Coty took over the Gucci fragrance and beauty license from Procter & Gamble at the end of 2016, and since then worked to rebuild the perfume portfolio and clean up its distribution channels.
Bloom was the first scent introduced under Michele, and that was followed by the re-stage of Flora, the Alchemist’s Garden collection and the Guilty franchise’s relaunch. In less than two years, the Gucci fragrance brand went from ranking 17th to ninth worldwide.
“From a fragrance standpoint, we are now completely in the new aesthetic, which is the reason why now we are starting to think about ,” continued Bizzarri.
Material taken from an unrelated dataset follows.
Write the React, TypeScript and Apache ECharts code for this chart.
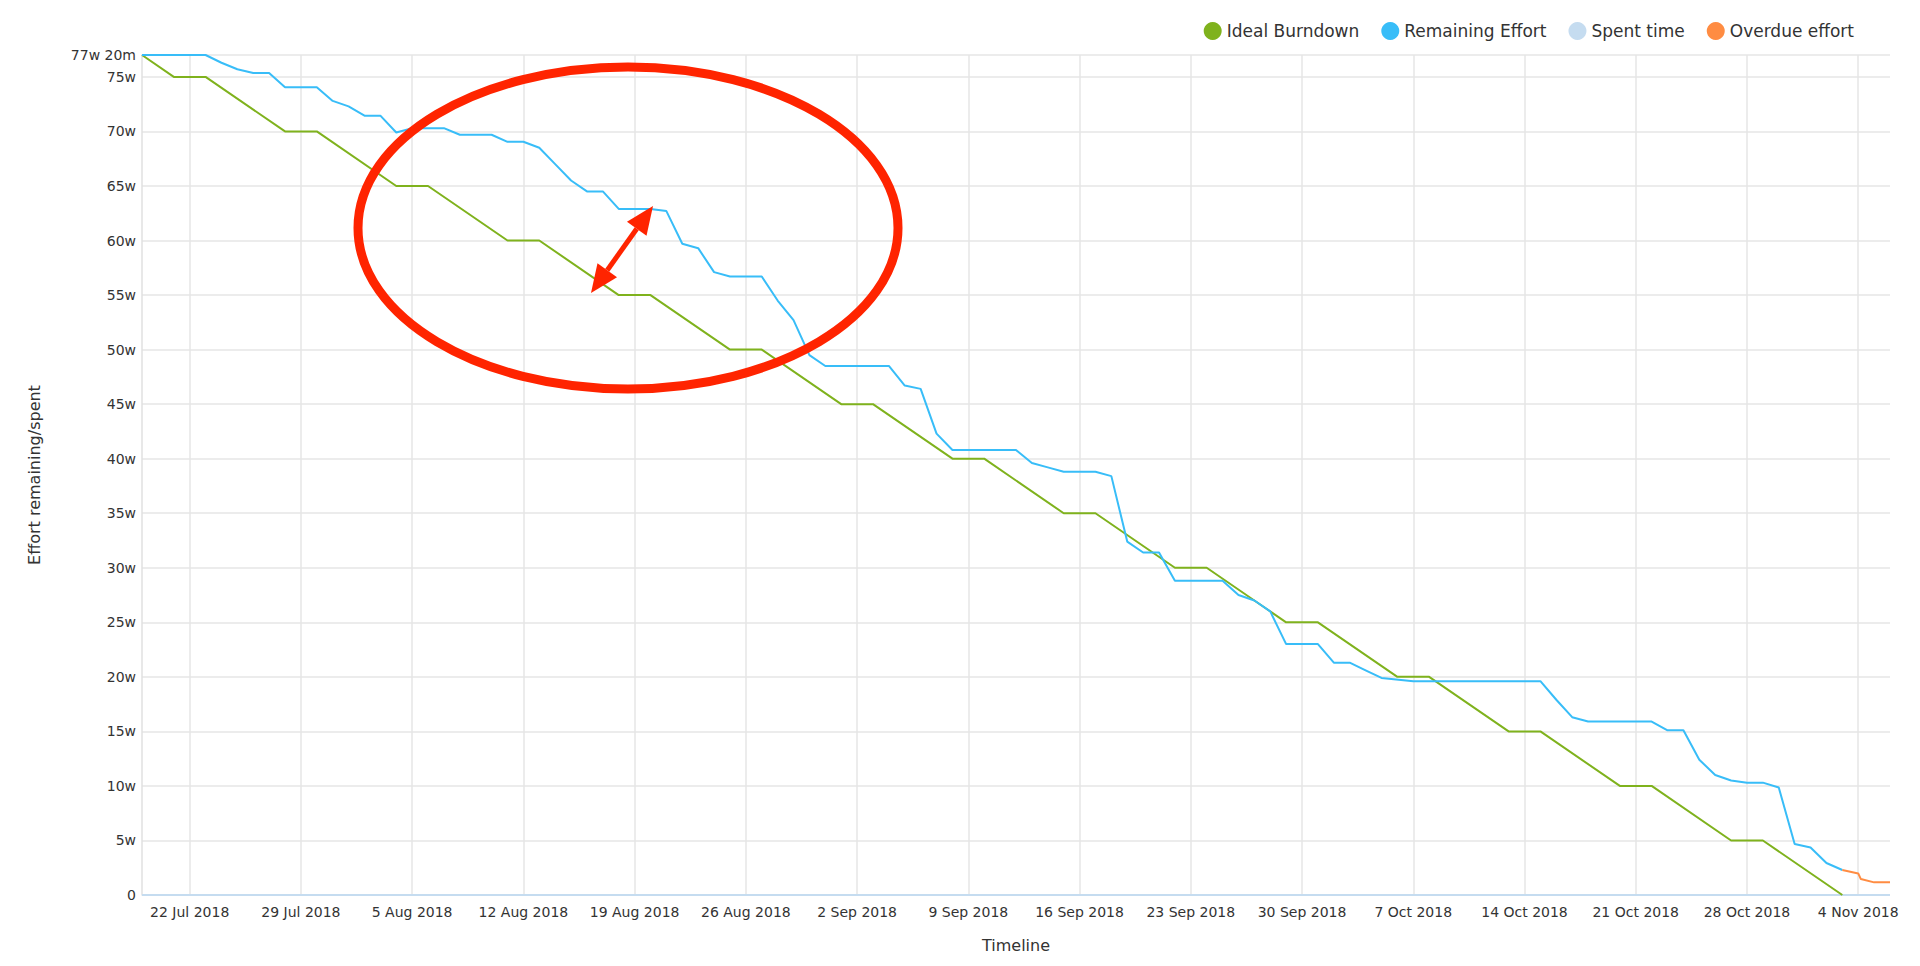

Color cosmetics, and other beauty products, also are more accessible to a wider demographic than fashion, especially to younger consumers due to makeup’s relatively lower price points. Gucci lipstick, for instance, will cost $38.
Makeup allows a brand to attract new consumers more frequently than fragrance, since color cosmetics innovations tend to come out monthly, versus perfume launches generally taking place every second year. “Therefore today, if you really want to keep a brand very strong…you need to diversify all the time,” said Huber.
“We will really be interacting with a lot of people through the beauty line,” said Bizzarri.
Further, in today’s marketplace a brand having both beauty products and fragrances gives critical scale, often leading to better in-store visibility.
“I’m quite confident that this will become one of the next big drivers of growth for Gucci going forward,” said Bizzarri, of the beauty business.
Another upcoming development for Gucci beauty is a yet-to-be-named, in-house makeup artist. While Michele will continue steering the inspiration and creative direction for Gucci makeup, that person will focus on the technical aspects and application of color cosmetics.